Photos of the day - December 8, 2014
By Michael Walsh
NASA’s New Horizons spacecraft is whizzing to the outer reaches of our solar system, where it will perform the first close-up flyby of Pluto.

The piano-size probe took off from Earth in January 2006. It is on track to soar close to the dwarf planet and within the orbit of its five known moons on July 14 — after 3 billion miles.

“It’s an incredibly exhilarating and humbling experience to think this is civilization’s first step to see the Kuiper belt. It’s not going to happen, I think, in my lifetime again,” Hal Weaver, a New Horizons project scientist, said in an interview with Yahoo News.

Weaver, who works at the Johns Hopkins University Applied Physics Laboratory in Laurel, Md., says that a relatively small team of scientists has been working on the project at any given time. Right now, there are about 10, but that number will approach 50 as the probe reaches Pluto.

The groundbreaking journey could shed light on the Kuiper belt, a region of the solar system that we do not know much about.

For Earthlings, the reconnaissance mission is expected to transform this little pixelated blob into a vibrant world full of complexity and diversity, with new information vastly superior to what we now have.

“When future civilizations look back at the landmark things that happened, they will, if all goes well, see this as our first foray into this new zone that we didn’t even know existed until 1992,” Weaver said.

New Horizons, the fastest spacecraft ever launched, awoke from hibernation last month and will snap long-range photos of the Pluto system using the telescopic Long-Range Reconnaissance Imager (LORRI).

Over the next few months, the spacecraft will beam hundreds of ever-improving images back to mission scientists. The images will help chart the course for the remaining 135 million miles.

“This is a mission of delayed gratification, but the gratification is about to come,” Weaver said, laughing.

Excitement surrounding the mission is rippling through the scientific community.

Denton Ebel, a geologist specializing in meteorites at the American Museum of Natural History in New York, said there is so much about the Kuiper belt that we just don’t know because of the distance — 4.67 billion miles from Earth.

“What are the moons made of? Are they big ice balls? Are any rocky?
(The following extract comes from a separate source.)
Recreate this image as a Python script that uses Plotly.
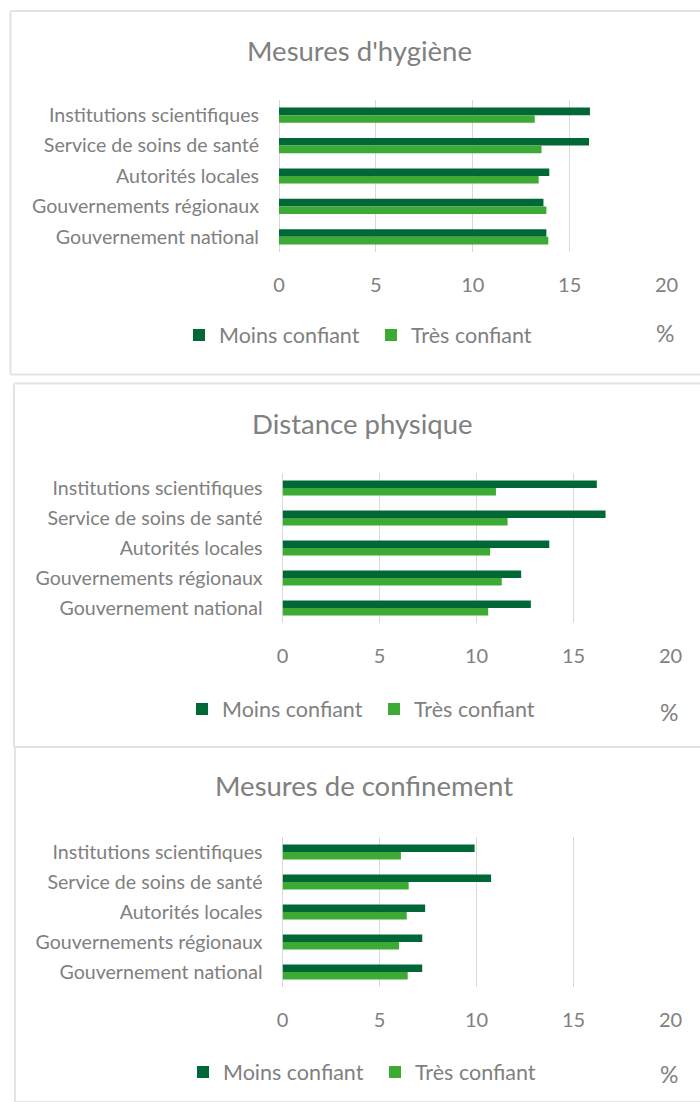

We just don’t know. What these bodies are made out of is the most interesting part of what we are going to learn,” Ebel said in an interview with Yahoo News.

The extraterrestrial rock expert pointed out that we were not even aware of all of Pluto’s currently known moons when New Horizons launched.

Now we are on the cusp of a quantum leap forward in our understanding of the Kuiper belt, which could, in turn, shed tremendous light on the formation of our solar system 4.6 billion years ago.

“We live in exciting times,” Ebel said.